Das Netz an Ladesäulen wächst laut PSPA vor allem dank neuer Stationen vor Einkaufszentren. Hier gibt es rechtliche Quotenvorgaben. Der Lebensmitteldiscounter LIDL kündigte Anfang 2023 an, in Polen 65 Ladesäulen aufzubauen. Konkurrent Biedronka hat mit dem Betreiber Powerdot ein Abkommen geschlossen. Danach sollen 600 Schnellladesäulen bis Ende 2024 ans Netz gehen. Das bedeutet neue Konkurrenz für die etablierten Ladesäulenbetreiber. Die größten Anbieter in Polen sind GreenWay, Orlen und Tauron, gefolgt von NOXO und EV+. Auch die deutsche Ionity expandiert. Das Unternehmen kauft Ladesäulen vom führenden polnischen Hersteller Ekoenergetyka.

Polen muss vor allem entlang der Hauptverkehrswege investieren, wenn das Land neue EU-Vorgaben erfüllen will.

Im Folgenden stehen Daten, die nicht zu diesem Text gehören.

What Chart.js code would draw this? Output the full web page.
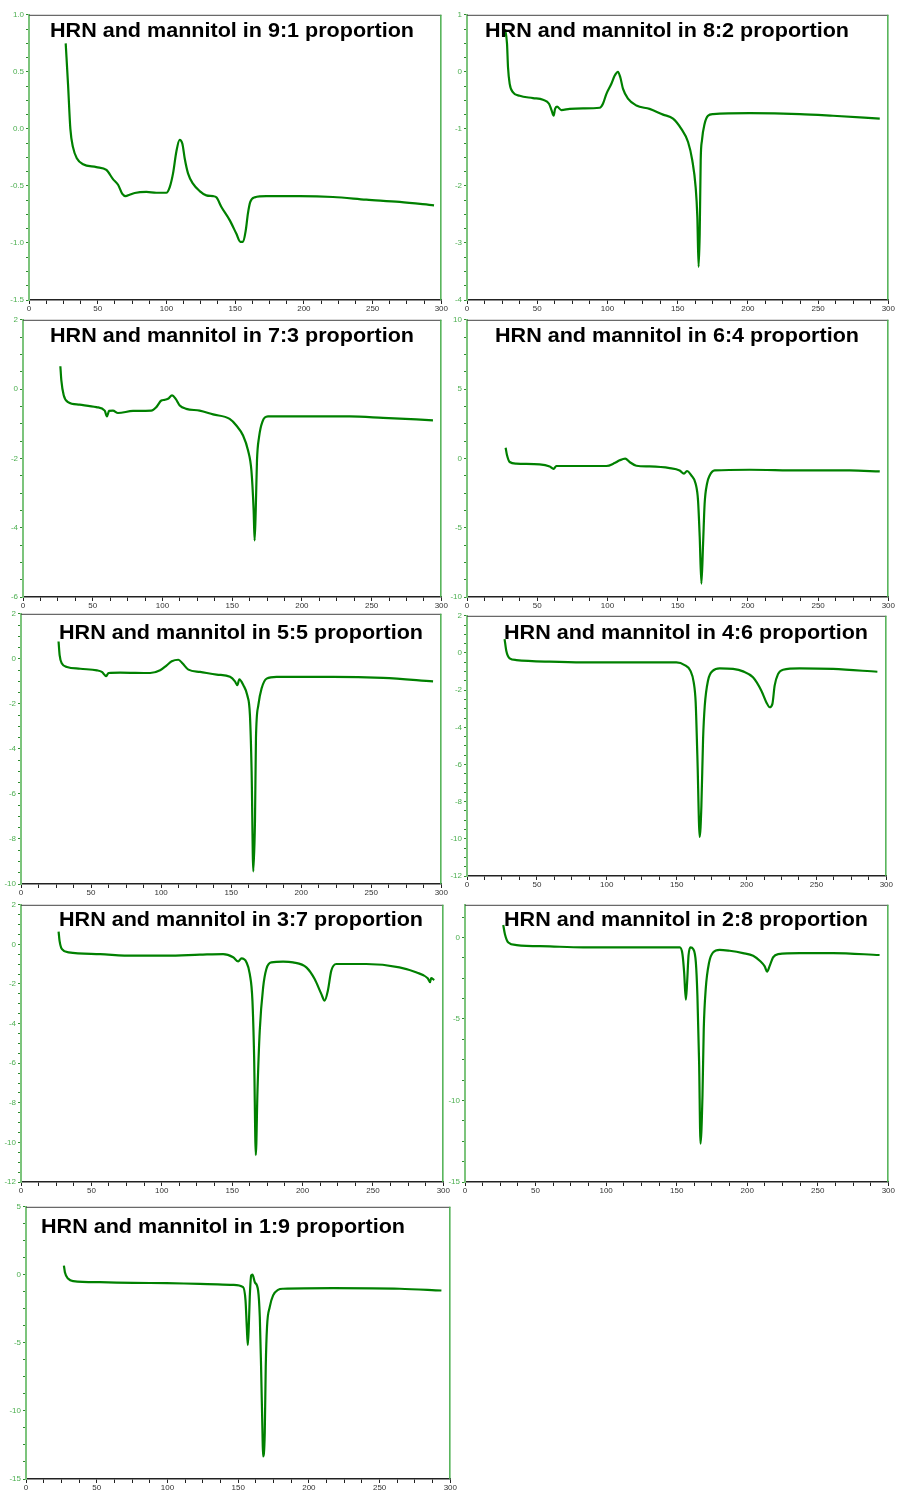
<!DOCTYPE html>
<html><head><meta charset="utf-8">
<script src="https://cdn.jsdelivr.net/npm/chart.js@4.4.1/dist/chart.umd.min.js"></script>
<style>
html,body{margin:0;padding:0;background:#fff;}
body{width:899px;height:1494px;position:relative;overflow:hidden;}
canvas{position:absolute;}
</style></head><body>
<script>
// ---- DATA ----
const titles = ["HRN and mannitol in 9:1 proportion","HRN and mannitol in 8:2 proportion","HRN and mannitol in 7:3 proportion","HRN and mannitol in 6:4 proportion","HRN and mannitol in 5:5 proportion","HRN and mannitol in 4:6 proportion","HRN and mannitol in 3:7 proportion","HRN and mannitol in 2:8 proportion","HRN and mannitol in 1:9 proportion"];

const t91 = [26.7,28.4,30.1,32,34.9,39.3,49,56.3,61.1,64.8,67.9,70.3,73.2,76.9,85.4,92.6,99.9,102.4,104.8,107.2,109.6,111.6,113.3,115.7,119.3,124.2,129,133.9,136.3,140,146,150.9,153.8,155.7,157.7,159.3,161,164.2,172.7,196.9,221.2,245.4,269.7,294.7];
const h91 = [0.75,0.39,0.0,-0.16,-0.26,-0.31,-0.335,-0.36,-0.44,-0.49,-0.57,-0.59,-0.577,-0.562,-0.553,-0.56,-0.56,-0.51,-0.39,-0.20,-0.096,-0.13,-0.26,-0.39,-0.48,-0.545,-0.583,-0.59,-0.60,-0.685,-0.80,-0.92,-0.99,-0.99,-0.89,-0.74,-0.64,-0.60,-0.59,-0.59,-0.597,-0.62,-0.64,-0.67];

const t82 = [27.1,28.5,29.2,30.4,32.8,37.5,47,54.1,58.4,60.3,61.7,62.7,64.1,67.2,73.1,82.6,94.5,96.8,99.2,102.8,105.1,107.5,109.2,111.1,114.6,120.6,130,139.6,146.7,152.6,157.4,160.4,162.8,164,164.9,165.7,166.4,167.3,169.2,171.6,175.2,201.3,236.9,260.6,293.9];
const h82 = [0.75,0.49,0.08,-0.21,-0.36,-0.42,-0.46,-0.49,-0.56,-0.68,-0.77,-0.65,-0.61,-0.67,-0.65,-0.64,-0.63,-0.56,-0.39,-0.21,-0.07,0.0,-0.1,-0.30,-0.47,-0.59,-0.65,-0.75,-0.82,-1.0,-1.23,-1.55,-2.02,-2.54,-3.42,-2.84,-1.55,-1.20,-0.91,-0.77,-0.74,-0.725,-0.74,-0.77,-0.82];

const t73 = [26.8,27.5,29.2,32.3,40.6,52.6,58.6,60.2,61.7,64.5,68.1,78.9,92,95.6,99.2,101.6,104,106.9,109.5,112.4,117.1,126.7,136.3,148.2,153,157.8,161.4,163.8,165.4,166.1,166.9,167.8,169.3,171.6,175.7,198.4,234.3,258.2,294];
const h73 = [0.66,0.25,-0.18,-0.375,-0.45,-0.52,-0.62,-0.79,-0.63,-0.62,-0.69,-0.63,-0.62,-0.52,-0.33,-0.31,-0.28,-0.18,-0.28,-0.47,-0.57,-0.62,-0.73,-0.86,-1.05,-1.34,-1.77,-2.35,-3.5,-4.37,-3.5,-2.06,-1.38,-0.95,-0.79,-0.79,-0.79,-0.83,-0.90];

const t64 = [27.5,28.5,30.4,35.1,51.7,58.9,61.7,63.6,70.7,99.2,105.1,108.7,112.7,115.8,120.6,130,144.3,151.4,154.5,156.6,159.7,162.8,164.5,165.7,166.9,168.1,169.2,170.9,172.8,176.4,201.3,236.9,272.5,293.9];
const h64 = [0.77,0.22,-0.26,-0.38,-0.43,-0.58,-0.75,-0.55,-0.55,-0.55,-0.34,-0.14,-0.02,-0.26,-0.53,-0.58,-0.70,-0.87,-1.1,-0.91,-1.23,-1.83,-3.03,-5.67,-9.04,-6.15,-3.27,-1.83,-1.23,-0.87,-0.82,-0.87,-0.87,-0.94];

const t55 = [26.8,27.6,29.2,32.8,42.3,54.2,57.7,60.8,62.5,70.8,92.2,99.3,104,107.6,112.3,115.4,119.5,127.8,139.7,149.2,152.7,154.4,155.8,158.7,161.5,163.4,164.6,165.8,167,167.7,169.4,171.7,175.3,182.4,222.8,258.4,294.1];
const h55 = [0.77,0.15,-0.21,-0.36,-0.44,-0.51,-0.58,-0.77,-0.63,-0.61,-0.63,-0.51,-0.29,-0.11,-0.04,-0.21,-0.48,-0.58,-0.70,-0.80,-1.0,-1.17,-0.91,-1.17,-1.62,-2.5,-5.0,-9.44,-7.2,-3.53,-2.06,-1.32,-0.88,-0.80,-0.80,-0.85,-1.0];

const t46 = [26.9,28.1,30.5,35.3,59.1,83,106.8,130.7,149.8,155.7,159.8,162.2,163.6,164.8,166.5,167.7,168.9,170.1,172.4,176,180.8,190.3,197.5,204.6,210.6,214.2,216.6,218.5,220.1,222.5,226.1,238,261.9,293.6];
const h46 = [0.75,0.12,-0.29,-0.38,-0.47,-0.51,-0.51,-0.51,-0.51,-0.65,-0.95,-1.58,-2.66,-5.52,-9.9,-8.2,-4.62,-2.84,-1.49,-0.95,-0.83,-0.86,-0.99,-1.31,-2.03,-2.66,-2.92,-2.74,-1.76,-1.14,-0.9,-0.83,-0.86,-1.01];

const t37 = [26.7,27.4,29.1,33.8,56.2,79.8,103.5,127.1,143.6,150.7,154.3,156.6,160.2,162.5,164.4,165.6,166.8,168,169.6,172,174.3,177.9,186.2,193.2,202.7,208.6,213.3,215.7,218,220.4,224,245.2,268.8,280.6,288.9,290.6,291.3,293.6];
const h37 = [0.65,0.18,-0.24,-0.40,-0.49,-0.57,-0.57,-0.52,-0.49,-0.65,-0.86,-0.71,-0.91,-1.49,-2.84,-5.69,-10.64,-7.37,-4.35,-2.17,-1.24,-0.91,-0.87,-0.91,-1.16,-1.75,-2.5,-2.84,-2.33,-1.33,-0.99,-0.99,-1.16,-1.41,-1.71,-1.91,-1.70,-1.80];

const t28 = [27.1,28.3,30.7,36.6,60.2,83.8,107.4,131,152.2,154.1,155.3,156.5,157.4,158.4,159.8,161.7,163.6,164.7,165.9,166.9,168.3,169.2,170.6,173,175.8,180.5,187.6,197,204.2,208.9,212.4,214.1,216,218.3,221.9,237.2,260.8,293.8];
const h28 = [0.76,0.2,-0.31,-0.47,-0.55,-0.61,-0.61,-0.61,-0.61,-1.02,-2.14,-3.82,-2.76,-1.12,-0.61,-0.71,-1.53,-3.57,-7.65,-12.65,-9.69,-5.61,-3.16,-1.53,-0.92,-0.76,-0.82,-0.96,-1.12,-1.43,-1.78,-2.10,-1.73,-1.22,-1.02,-0.96,-0.96,-1.08];

const t19 = [26.8,27.5,29.9,33.4,52.3,75.8,99.4,122.9,146.5,153.5,155.2,156.1,156.8,157.5,158.2,159.2,160.1,161.8,164.1,165.3,166.2,167.2,167.6,168.8,169.5,170.4,172.3,174.7,178.2,181.8,217.1,264.3,293.7];
const h19 = [0.68,0.2,-0.29,-0.46,-0.54,-0.59,-0.61,-0.66,-0.73,-0.90,-1.88,-3.83,-5.17,-3.83,-1.63,-0.05,0.02,-0.54,-1.15,-3.10,-6.76,-11.63,-13.34,-11.63,-6.76,-3.83,-2.37,-1.51,-1.10,-1.02,-0.98,-1.02,-1.15];

const temps = [t91,t82,t73,t64,t55,t46,t37,t28,t19];
const heats = [h91,h82,h73,h64,h55,h46,h37,h28,h19];

// axis ticks
const xMin = 0, xMax = 300, xMajor = 50, xMinor = 12.5;
const yMins  = [-1.5,-4,-6,-10,-10,-12,-12,-15,-15];
const yMaxs  = [1,1,2,10,2,2,2,2,5];
const yMajor = [0.5,1,2,5,2,2,2,5,5];
const yMinor = [0.125,0.25,0.5,1.25,0.5,0.5,0.5,1.25,1.25];
const yDecimals = [1,0,0,0,0,0,0,0,0];

// ---- LAYOUT (plot areas in page px: left, top, right, bottom) ----
const boxes = [[29,14,442,300],[467,14,889,300],[23,319,442,597],[467,319,889,597],[21,613,442,884],[467,615,887,876],[21,904,444,1182],[465,904,889,1182],[26,1206,451,1479]];
const titlePos = [[21,22],[18,22],[27,22],[28,22],[38,25],[37,23],[38,21],[39,21],[15,26]];
const TITLE_W = 364;
const YW = 30, XH = 16, PT = 6, PR = 6;

const LINE = '#008000', AXLINE = '#7cc47c', TICKG = '#2e8b2e', LBLG = '#4caf50';

const frameTitle = {
  id: 'frameTitle',
  afterDraw(chart, args, opts) {
    const {ctx, chartArea: a} = chart;
    ctx.save();
    ctx.lineWidth = 1;
    ctx.strokeStyle = '#444';
    ctx.beginPath(); ctx.moveTo(a.left, a.top + 0.5); ctx.lineTo(a.right, a.top + 0.5); ctx.stroke();
    ctx.strokeStyle = '#4caf50'; ctx.lineWidth = 1.5;
    ctx.beginPath(); ctx.moveTo(a.right - 0.5, a.top); ctx.lineTo(a.right - 0.5, a.bottom); ctx.stroke();
    ctx.font = 'bold 21px "Liberation Sans", Arial, sans-serif';
    ctx.fillStyle = '#000';
    ctx.textBaseline = 'alphabetic';
    ctx.textAlign = 'left';
    const w = ctx.measureText(opts.text).width;
    ctx.translate(a.left + opts.dx, a.top + opts.dy);
    ctx.scale(TITLE_W / w, 1);
    ctx.fillText(opts.text, 0, 0);
    ctx.restore();
  }
};

function tickList(min, max, step) {
  const n = Math.round((max - min) / step);
  const out = [];
  for (let i = 0; i <= n; i++) out.push({value: +(min + i * step).toFixed(6)});
  return out;
}
function isMajor(v, major) { const r = v / major; return Math.abs(r - Math.round(r)) < 1e-6; }

for (let i = 0; i < 9; i++) {
  const [L, T, R, B] = boxes[i];
  const cv = document.createElement('canvas');
  const W = R - L + YW + PR, H = B - T + PT + XH;
  cv.width = W; cv.height = H;
  cv.style.left = (L - YW) + 'px'; cv.style.top = (T - PT) + 'px';
  cv.style.width = W + 'px'; cv.style.height = H + 'px';
  document.body.appendChild(cv);
  const n = Math.min(temps[i].length, heats[i].length);
  const pts = [];
  for (let k = 0; k < n; k++) pts.push({x: temps[i][k], y: heats[i][k]});
  new Chart(cv, {
    type: 'line',
    data: { datasets: [{ data: pts, borderColor: LINE, borderWidth: 2.2, pointRadius: 0, fill: false, cubicInterpolationMode: 'monotone' }] },
    options: {
      responsive: false, animation: false, devicePixelRatio: 1,
      layout: { padding: { left: 0, top: PT, right: PR, bottom: 0 } },
      plugins: { legend: { display: false }, tooltip: { enabled: false }, title: { display: false },
        frameTitle: { text: titles[i], dx: titlePos[i][0], dy: titlePos[i][1] } },
      scales: {
        x: {
          type: 'linear', min: xMin, max: xMax,
          afterFit: s => { s.height = XH; },
          afterBuildTicks: s => { s.ticks = tickList(xMin, xMax, xMinor); },
          grid: { drawOnChartArea: false, drawTicks: true, tickLength: 4, color: '#222', tickWidth: 1 },
          border: { display: true, color: '#222', width: 1.5 },
          ticks: { autoSkip: false, maxRotation: 0, minRotation: 0, padding: 0, color: '#333',
            font: { family: 'Arial, "Liberation Sans", sans-serif', size: 8 },
            callback: v => isMajor(v, xMajor) ? String(v) : '' }
        },
        y: {
          type: 'linear', min: yMins[i], max: yMaxs[i],
          afterFit: s => { s.width = YW; },
          afterBuildTicks: s => { s.ticks = tickList(yMins[i], yMaxs[i], yMinor[i]); },
          grid: { drawOnChartArea: false, drawTicks: true, tickLength: 3, color: TICKG, tickWidth: 1 },
          border: { display: true, color: AXLINE, width: 2 },
          ticks: { autoSkip: false, padding: 2, color: LBLG,
            font: { family: 'Arial, "Liberation Sans", sans-serif', size: 8 },
            callback: v => isMajor(v, yMajor[i]) ? v.toFixed(yDecimals[i]) : '' }
        }
      }
    },
    plugins: [frameTitle]
  });
}
</script>
</body></html>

Bis 2025 soll es entlang der Kernkorridore des transeuropäischen Verkehrsnetzes (TEN-T) mindestens alle 60 Kilometer einen Ladestandort geben. Rzeczpospolita berichtet, dass sich entlang dieser europäischen Fernverkehrsadern in Polen nur 11 Prozent aller Gleichstrom-Stationen befinden. Das Infrastrukturministerium zeigt sich zuversichtlich, dass sich Zahl der Ladepunkte zwischen 2023 und 2025 verfünffachen wird.

Europäische Ausbauziele für Ladesäulen

Im Juli 2023 verabschiedete der Rat der Europäischen Union die Verordnung über den Aufbau der Infrastruktur für alternative Kraftstoffe (AFIR). Sie enthält verbindliche Ziele für die Mitgliedsstaaten wie zum Beispiel:

  • Pro angemeldetem Elektro-Pkw muss die Gesamtkapazität der Ladesäulen um 1,3 Kilowatt steigen.
  • Bis 2025 soll es entlang das TEN-T-Kernstraßennetzes mindestens alle 60 Kilometer in beiden Fahrtrichtungen einen Ladestandort für Pkw geben mit einer Gesamtleistung von mindestens 400 Kilowatt. 
  • Bis 2030 soll es entlang das TEN-T-Kernstraßennetzes mindestens alle 60 Kilometer in beiden Fahrtrichtungen einen Ladestandort für Nutzfahrzeuge ab 3,5 Tonnen geben mit einer Gesamtleistung von mindestens 3.600 Kilowatt.

NFOŚiGW-Förderprogramme unterstützten den Ausbau. Zu den Nutznießern gehört der Konzern Orlen. Im Juli 2023 unterschrieb das Unternehmen einen Vertrag über den Bau von 40 Ladestationen. Netzbetreiber Energa Operator wiederum baut mit öffentlicher Förderung die Anschlusskapazitäten entlang der Autobahnen A1 und A2 aus.